大西 7年間紳士服を担当し、その後、別のプロジェクトに参画した後、再び紳士服に戻ってきました。
藤巻 僕は伊勢丹に入社して配属されたのは婦人服で、最初の仕事はバーゲン品の販売でした。売り場スペースはたった3坪で、扱う商品はいわゆる“売れ残り”です。でも、工夫次第で売れる。この商品はなぜ売れなかったのか、売るためにはどうすればいいのかを徹底的に考えさせられました。

大西 今振り返ってみても、店頭で販売をやっていた時期がいちばん大変(笑)。自分の体調がどうあれ笑顔でお客様に接し、潜在ニーズを読みとり、なおかつ、販売実績をあげる必要もある。百貨店の基軸をなす仕事ですよね。
藤巻 長年、百貨店の現場に立ってこられた大西社長から見て、かっこいい大人の男たりうる装いやセンスを磨くためにクリアすべき課題とはどのようなものだと思いますか。
大西 靴選びですね。
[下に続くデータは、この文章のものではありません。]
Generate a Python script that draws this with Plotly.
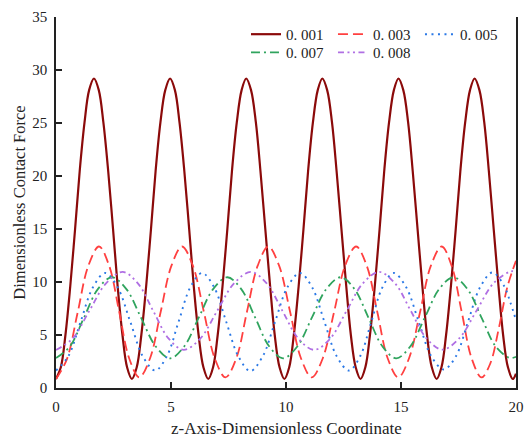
import plotly.graph_objects as go

# ---- data ----
x_001 = [0, 0.21, 0.41, 0.62, 0.83, 1.03, 1.24, 1.44, 1.65, 1.86, 2.06, 2.27, 2.48, 2.68, 2.89, 3.09,
         3.30, 3.51, 3.71, 3.92, 4.13, 4.33, 4.54, 4.75, 4.96, 5.17, 5.37, 5.58, 5.79, 5.99, 6.20, 6.41,
         6.62, 6.83, 7.03, 7.24, 7.45, 7.65, 7.86, 8.07, 8.27, 8.48, 8.69, 8.89, 9.10, 9.31, 9.51, 9.72,
         9.93, 10.14, 10.34, 10.55, 10.76, 10.96, 11.17, 11.38, 11.58, 11.79, 12.00, 12.20, 12.41, 12.62, 12.82, 13.03,
         13.24, 13.45, 13.65, 13.86, 14.07, 14.27, 14.48, 14.69, 14.89, 15.10, 15.31, 15.51, 15.72, 15.93, 16.13, 16.34,
         16.55, 16.76, 16.96, 17.17, 17.38, 17.58, 17.79, 18.00, 18.20, 18.41, 18.62, 18.82, 19.03, 19.24, 19.44, 19.65,
         19.86, 20.0]
y_001 = [0.85, 1.95, 5.0, 9.6, 15.0, 20.45, 25.05, 28.1, 29.2, 28.1, 25.05, 20.45, 15.0, 9.6, 5.0, 1.95,
         0.85, 1.95, 5.0, 9.6, 15.0, 20.45, 25.05, 28.1, 29.2, 28.1, 25.05, 20.45, 15.0, 9.6, 5.0, 1.95,
         0.85, 1.95, 5.0, 9.6, 15.0, 20.45, 25.05, 28.1, 29.2, 28.1, 25.05, 20.45, 15.0, 9.6, 5.0, 1.95,
         0.85, 1.95, 5.0, 9.6, 15.0, 20.45, 25.05, 28.1, 29.2, 28.1, 25.05, 20.45, 15.0, 9.6, 5.0, 1.95,
         0.85, 1.95, 5.0, 9.6, 15.0, 20.45, 25.05, 28.1, 29.2, 28.1, 25.05, 20.45, 15.0, 9.6, 5.0, 1.95,
         0.85, 1.95, 5.0, 9.6, 15.0, 20.45, 25.05, 28.1, 29.2, 28.1, 25.05, 20.45, 15.0, 9.6, 5.0, 1.95,
         0.85, 1.35]

x_003 = [0, 0.47, 0.94, 1.40, 1.87, 2.31, 2.75, 3.18, 3.62, 4.09, 4.55, 5.02, 5.48, 5.95, 6.43, 6.90,
         7.37, 7.84, 8.30, 8.77, 9.23, 9.70, 10.18, 10.65, 11.12, 11.60, 12.09, 12.57, 13.05, 13.51,
         13.97, 14.42, 14.88, 15.35, 15.83, 16.30, 16.77, 17.20, 17.64, 18.07, 18.50, 18.88, 19.25,
         19.62, 20.0]
y_003 = [0.85, 2.7, 7.1, 11.5, 13.35, 11.54, 7.17, 2.81, 1.0, 2.81, 7.17, 11.54, 13.35, 11.54, 7.17, 2.81,
         1.0, 2.81, 7.17, 11.54, 13.35, 11.54, 7.17, 2.81, 1.0, 2.81, 7.17, 11.54, 13.35, 11.54,
         7.17, 2.81, 1.0, 2.81, 7.17, 11.54, 13.35, 11.54, 7.17, 2.81, 1.0, 2.3, 5.6,
         9.5, 12.0]

x_005 = [0, 0.535, 1.07, 1.605, 2.14, 2.68, 3.23, 3.77, 4.31, 4.82, 5.33, 5.84, 6.35, 6.875, 7.40, 7.925,
         8.45, 8.99, 9.525, 10.06, 10.6, 11.135, 11.67, 12.205, 12.74, 13.225, 13.71, 14.195, 14.68,
         15.225, 15.77, 16.315, 16.86, 17.39, 17.92, 18.45, 18.98, 19.49, 19.75, 20.0]
y_005 = [1.65, 3.0, 6.25, 9.5, 10.85, 9.5, 6.25, 3.0, 1.65, 3.0, 6.25, 9.5, 10.85, 9.5, 6.25, 3.0,
         1.6, 3.0, 6.25, 9.5, 10.85, 9.5, 6.25, 3.0, 1.65, 3.0, 6.25, 9.5, 10.85,
         9.5, 6.25, 3.0, 1.75, 3.0, 6.3, 9.55, 10.9, 9.6, 8.1, 6.4]

x_007 = [0, 0.61, 1.215, 1.82, 2.43, 3.06, 3.695, 4.33, 4.96, 5.58, 6.205, 6.83, 7.45, 8.055, 8.66, 9.265,
         9.87, 10.50, 11.125, 11.75, 12.38, 12.98, 13.585, 14.19, 14.79, 15.41, 16.035, 16.66, 17.28,
         17.89, 18.50, 19.11, 19.72, 20.0]
y_007 = [2.82, 3.94, 6.64, 9.33, 10.45, 9.33, 6.64, 3.94, 2.8, 3.94, 6.64, 9.33, 10.45, 9.33, 6.64, 3.94,
         2.8, 3.94, 6.64, 9.33, 10.45, 9.33, 6.64, 3.94, 2.8, 3.94, 6.64, 9.33, 10.45,
         9.33, 6.64, 3.94, 2.85, 2.95]

x_008 = [0, 0.725, 1.45, 2.175, 2.9, 3.56, 4.225, 4.89, 5.55, 6.28, 7.01, 7.74, 8.47, 9.16, 9.845, 10.53,
         11.22, 11.93, 12.635, 13.34, 14.05, 14.74, 15.425, 16.11, 16.8, 17.54, 18.285, 19.03, 19.77, 20.0]
y_008 = [3.58, 4.68, 7.28, 9.87, 10.95, 9.87, 7.28, 4.68, 3.6, 4.68, 7.28, 9.87, 10.95, 9.87, 7.28, 4.68,
         3.6, 4.68, 7.28, 9.87, 10.95, 9.87, 7.28, 4.68, 3.62, 4.7, 7.3, 9.9, 11.0, 10.95]

names = ["0. 001", "0. 003", "0. 005", "0. 007", "0. 008"]
x_ticks = [0, 5, 10, 15, 20]
y_ticks = [0, 5, 10, 15, 20, 25, 30, 35]
x_title = "z-Axis-Dimensionless Coordinate"
y_title = "Dimensionless Contact Force"

FONT = "Liberation Serif"

series = [
    (x_001, y_001, names[0], "#8b0a0a", "solid", 2.2, "legend"),
    (x_003, y_003, names[1], "#ff4040", "10px,5px", 1.8, "legend"),
    (x_005, y_005, names[2], "#2a78e6", "2px,4.5px", 1.9, "legend"),
    (x_007, y_007, names[3], "#30a45e", "9px,4px,2px,4px", 1.8, "legend2"),
    (x_008, y_008, names[4], "#b06fe3", "6px,3.5px,2px,3.5px,2px,3.5px", 1.8, "legend2"),
]

fig = go.Figure()
for xs, ys, nm, col, dash, w, lg in series:
    fig.add_trace(go.Scatter(x=xs, y=ys, name=nm, mode="lines", legend=lg,
                             line=dict(color=col, dash=dash, width=w, shape="spline", smoothing=1.0)))

leg_common = dict(orientation="h", xanchor="left", yanchor="middle", entrywidth=42,
                  font=dict(family=FONT, size=15, color="#222"),
                  bgcolor="rgba(0,0,0,0)", borderwidth=0)

fig.update_layout(
    width=524, height=439,
    margin=dict(l=56, r=8, t=17, b=51, autoexpand=False),
    paper_bgcolor="white", plot_bgcolor="white",
    font=dict(family=FONT, size=15, color="#222"),
    showlegend=True,
    legend=dict(x=0.413, y=0.953, **leg_common),
    legend2=dict(x=0.413, y=0.904, **leg_common),
    xaxis=dict(range=[0, 20], tickvals=x_ticks, ticks="inside", ticklen=6, tickwidth=1.5,
               tickcolor="#222", showline=True, linecolor="#222", linewidth=1.5,
               showgrid=False, zeroline=False, mirror=False, ticklabelstandoff=4, automargin=False),
    yaxis=dict(range=[0, 35], tickvals=y_ticks, ticks="inside", ticklen=6, tickwidth=1.5,
               tickcolor="#222", showline=True, linecolor="#222", linewidth=1.5,
               showgrid=False, zeroline=False, mirror=True, ticklabelstandoff=4, automargin=False,
               title=dict(text=y_title, font=dict(size=16.5), standoff=2)),
    annotations=[dict(text=x_title, xref="paper", yref="paper", x=0.5, y=-0.108,
                      xanchor="center", yanchor="middle", showarrow=False,
                      font=dict(family=FONT, size=17, color="#222"))],
)

fig.write_html("out.html")
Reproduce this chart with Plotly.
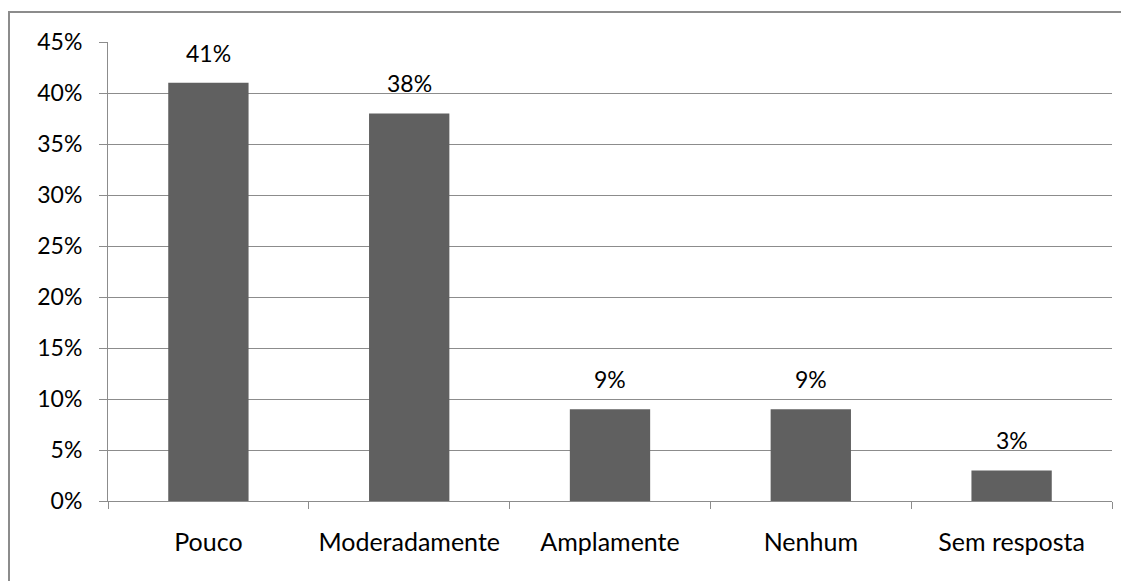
import plotly.graph_objects as go

categories = ["Pouco", "Moderadamente", "Amplamente", "Nenhum", "Sem resposta"]
values = [41, 38, 9, 9, 3]
labels = ["41%", "38%", "9%", "9%", "3%"]
y_ticks = [0, 5, 10, 15, 20, 25, 30, 35, 40, 45]
y_tick_text = ["0%", "5%", "10%", "15%", "20%", "25%", "30%", "35%", "40%", "45%"]

FONT = "Lato"
FS = 23
fig = go.Figure()
fig.add_trace(go.Bar(
    x=categories, y=values,
    marker=dict(color="#606060", line=dict(width=0)),
    width=0.4,
))
for c, v, t in zip(categories, values, labels):
    fig.add_annotation(x=c, y=v, text=t, showarrow=False, yanchor="bottom",
                       yshift=14, font=dict(family=FONT, size=FS, color="#000000"))
fig.update_layout(
    width=1121, height=573,
    margin=dict(l=100, r=17, t=34, b=80),
    paper_bgcolor="white", plot_bgcolor="white",
    showlegend=False,
    font=dict(family=FONT, size=FS, color="#000000"),
    xaxis=dict(type="category", tickson="boundaries", ticks="outside", ticklen=7,
               tickcolor="#8c8c8c", showline=True, linecolor="#8c8c8c", linewidth=1,
               showgrid=False, tickfont=dict(family=FONT, size=25), ticklabelstandoff=19),
    yaxis=dict(range=[0, 45], tickvals=y_ticks, ticktext=y_tick_text, ticks="outside",
               ticklen=8, tickcolor="#8c8c8c", showline=True, linecolor="#8c8c8c",
               linewidth=1, showgrid=True, gridcolor="#8c8c8c", gridwidth=1,
               zeroline=False, tickfont=dict(family=FONT, size=FS), ticklabelstandoff=12),
    shapes=[dict(type="rect", xref="paper", yref="paper", x0=-0.0986, x1=1.1,
                 y0=-0.3, y1=1.0654, line=dict(color="#8c8c8c", width=2),
                 fillcolor="rgba(0,0,0,0)", layer="below")],
)
fig.write_html("out.html")
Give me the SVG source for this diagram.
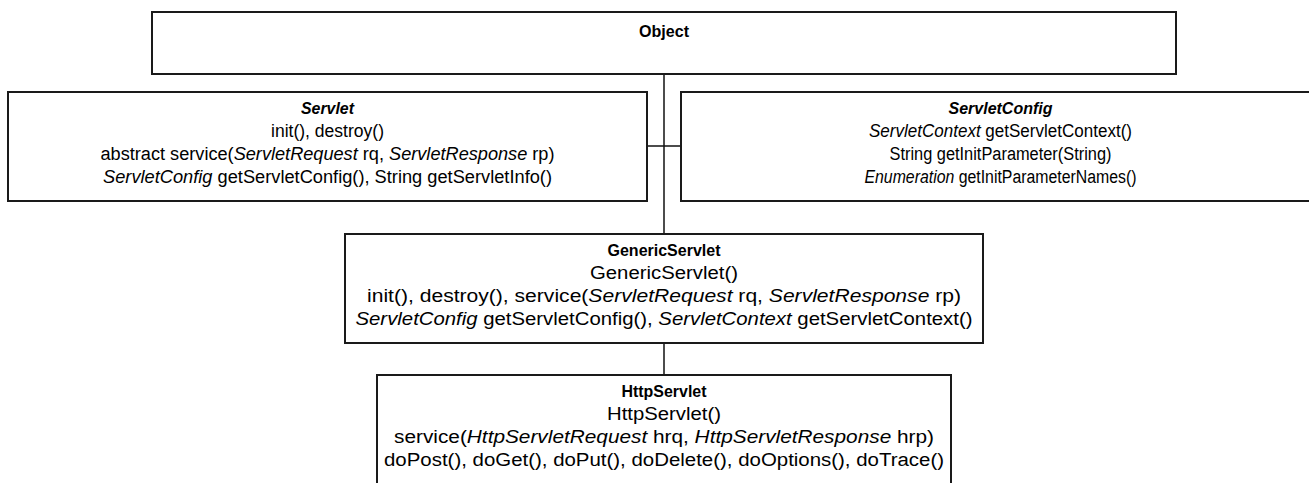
<svg xmlns="http://www.w3.org/2000/svg" width="1309" height="483" viewBox="0 0 1309 483">
<style>
.box{fill:#fff;stroke:#1a1a1a;stroke-width:2}
.conn{stroke:#111;stroke-width:1.5;fill:none}
text{font-family:"Liberation Sans",Arial,sans-serif;font-size:18px;fill:#000;text-anchor:middle}
.t{font-weight:bold;font-size:17px}
.i{font-style:italic}
</style>
<rect width="1309" height="483" fill="#fff"/>
<g id="connectors">
<line class="conn" x1="664" y1="74" x2="664" y2="234"/>
<line class="conn" x1="647" y1="146" x2="681" y2="146"/>
<line class="conn" x1="664" y1="343" x2="664" y2="375"/>
</g>
<g id="object">
<rect class="box" x="152" y="12" width="1024" height="62"/>
<text class="t" x="664" y="37" textLength="50" lengthAdjust="spacingAndGlyphs">Object</text>
</g>
<g id="servlet">
<rect class="box" x="8" y="92" width="639" height="109"/>
<text class="t i" x="327.5" y="114" textLength="53" lengthAdjust="spacingAndGlyphs">Servlet</text>
<text x="327.5" y="137" textLength="113" lengthAdjust="spacingAndGlyphs">init(), destroy()</text>
<text x="327.5" y="160" textLength="454" lengthAdjust="spacingAndGlyphs">abstract service(<tspan class="i">ServletRequest</tspan> rq, <tspan class="i">ServletResponse</tspan> rp)</text>
<text x="327.5" y="183" textLength="449" lengthAdjust="spacingAndGlyphs"><tspan class="i">ServletConfig</tspan> getServletConfig(), String getServletInfo()</text>
</g>
<g id="servletconfig">
<rect class="box" x="681" y="92" width="639" height="109"/>
<text class="t i" x="1000.5" y="114" textLength="104" lengthAdjust="spacingAndGlyphs">ServletConfig</text>
<text x="1000.5" y="137" textLength="263" lengthAdjust="spacingAndGlyphs"><tspan class="i">ServletContext</tspan> getServletContext()</text>
<text x="1000.5" y="160" textLength="222" lengthAdjust="spacingAndGlyphs">String getInitParameter(String)</text>
<text x="1000.5" y="183" textLength="272" lengthAdjust="spacingAndGlyphs"><tspan class="i">Enumeration</tspan> getInitParameterNames()</text>
</g>
<g id="genericservlet">
<rect class="box" x="345" y="234" width="638" height="109"/>
<text class="t" x="664" y="256" textLength="113" lengthAdjust="spacingAndGlyphs">GenericServlet</text>
<text x="664" y="279" textLength="148" lengthAdjust="spacingAndGlyphs">GenericServlet()</text>
<text x="664" y="302" textLength="594" lengthAdjust="spacingAndGlyphs">init(), destroy(), service(<tspan class="i">ServletRequest</tspan> rq, <tspan class="i">ServletResponse</tspan> rp)</text>
<text x="664" y="325" textLength="617" lengthAdjust="spacingAndGlyphs"><tspan class="i">ServletConfig</tspan> getServletConfig(), <tspan class="i">ServletContext</tspan> getServletContext()</text>
</g>
<g id="httpservlet">
<rect class="box" x="377" y="375" width="574" height="120"/>
<text class="t" x="664" y="397" textLength="85" lengthAdjust="spacingAndGlyphs">HttpServlet</text>
<text x="664" y="420" textLength="114" lengthAdjust="spacingAndGlyphs">HttpServlet()</text>
<text x="664" y="443" textLength="540" lengthAdjust="spacingAndGlyphs">service(<tspan class="i">HttpServletRequest</tspan> hrq, <tspan class="i">HttpServletResponse</tspan> hrp)</text>
<text x="664" y="466" textLength="560" lengthAdjust="spacingAndGlyphs">doPost(), doGet(), doPut(), doDelete(), doOptions(), doTrace()</text>
</g>
</svg>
素晴らしいスーツを着ていて、決して経済的にゆとりがないわけでもないという方が冴えない靴を履いていたりする。
藤巻 ああ! “男のスーツは七難を隠す”とよく言われますけど、靴とネクタイは逆にセンスの有無がはっきりわかってしまいますね。いい靴はきちんと手入れをすれば10年、20年と保つわけですから、ある程度の金額を投資しても、決して高い買い物ではないはずなんですが……。
大西 僕も30代ぐらいに買った靴を未だに履いています。靴底は3年ぐらいごとに張り替えが必要ですが、気にいった靴を修理しながら履くのもまた楽しいものです。

大人だからこそ楽しみたい。
衝動買いという愉悦

藤巻 大西社長はご自身が買い物をされるとき、何かルールのようなものを決めていらっしゃいますか。
大西 スーツや靴は毎シーズン、自分で買いに行きますが、バッグやネクタイといった小物はふと気がついたときに、店頭で目に止まったものを買うことが多いですね。
藤巻 男の衝動買いはいいですよね。
大西 小物類は出会いのものですから(笑)
藤巻 ちなみに、直近で衝動買いされたものは何ですか。
大西 ふと思い立って購入したのはカラーパンツとカラージャケットを購入しました。景気にも影響されているのか、今年は暖色系、とりわけ明るい色が売れているんです。売り場でせっかく勧められたので、試しに着てみようかと。普段は仕事柄、ほとんどダークスーツなので、あまり着る機会はないんですが(笑)。

藤巻 この革小物もお洒落ですね。
大西 どれもSOMESのものです。国内唯一の馬具メーカーなんですが、ハンドメイドでバッグやペンケースといった革小物も作っています。
藤巻 本社は北海道にあるんですよね。
大西 そうそう。確か7~8年前に青山に専門店ができました。伊勢丹でも本館とメンズ館で取り扱っています。
藤巻 SOMES のアイテムにはどれも強くてしなやか。“実用の美”を感じさせますよね。

大西洋
おおにしひろし●1979年慶応義塾大学商学部卒業、伊勢丹(現三越伊勢丹)に入社。紳士統括部長などを経て、2008年に三越常務執行役員、伊勢丹常務執行役員。翌09年伊勢丹社長。11年三越伊勢丹社長。12年2月より現職。